Rejoice in the Lord always; again I will say, rejoice. 5 Let your reasonableness be known to everyone. The Lord is at hand; 6 do not be anxious about anything, but in everything by prayer and supplication with thanksgiving let your requests be made known to God. 7 And the peace of God, which surpasses all understanding, will guard your hearts and your minds in Christ Jesus.
Recently a number of people I know and love have experienced losses and challenges. One lost an elderly mother. Another a middle age friend. Another struggles with her sister’s extreme mental illness and drug addiction. Friends had an emergency room scare with their son. Under such circumstances it would seem difficult to rejoice. How am I to rejoice in such circumstances?

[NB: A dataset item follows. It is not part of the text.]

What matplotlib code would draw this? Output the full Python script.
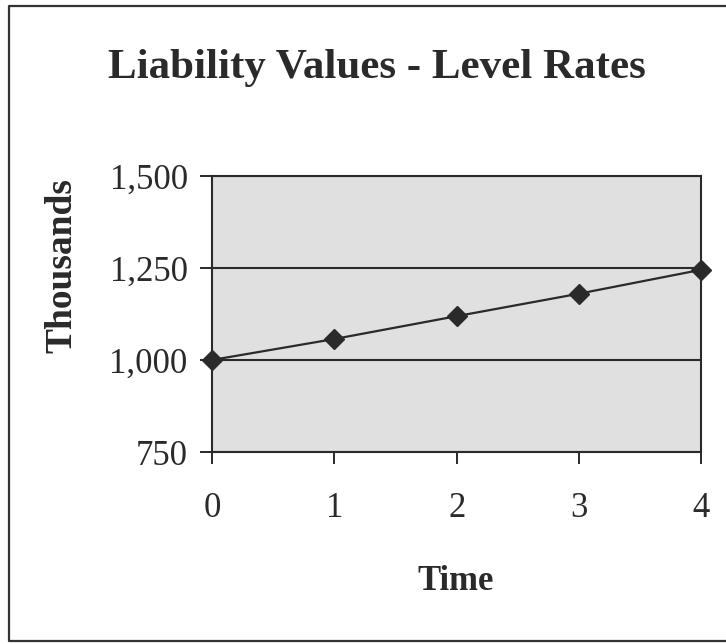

There’s the key: our calling as Christians is to rejoice “in the Lord.” That can happen in the midst of all circumstances. We are called to “give thanks in all circumstances” (1 Thessalonians 5:16-18). But our joy is not to be tied to circumstances, but to our relationship with our Lord. In his presence, goodness, faithfulness, and gift of eternal salvation we find true joy. Those aspects of the life of the believer never change.

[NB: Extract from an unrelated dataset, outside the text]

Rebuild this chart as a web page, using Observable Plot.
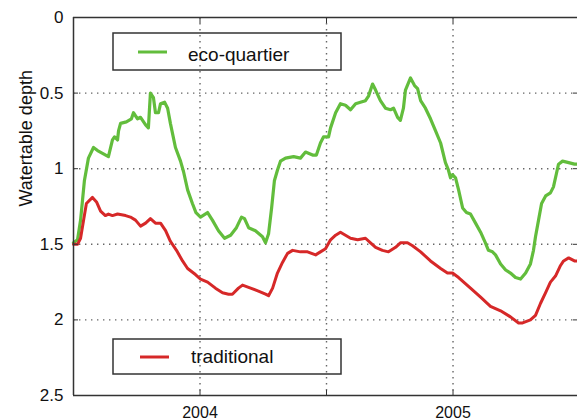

That is also shown in the invitation in these verses: we are to pray about anything and everything. Rather than worrying about anything, we are to pray about everything on our hearts. This is a blank check; “anything” and “everything” are superlatives. These two words throw open the windows of heaven so that we may voice our prayers with confidence that God will hear and answer.
This knowledge will guard our hearts from feelings of anxiety, anger, bitterness and despair. An intentional expression of joy toward God will bring a peace that we can never manufacture by the greatest efforts of positive thinking. It’s more than the human mind can do. Jesus’ greeting on that first Easter is more than a greeting; it is a gift, “Peace.” That is a gift for which we may rejoice eternally.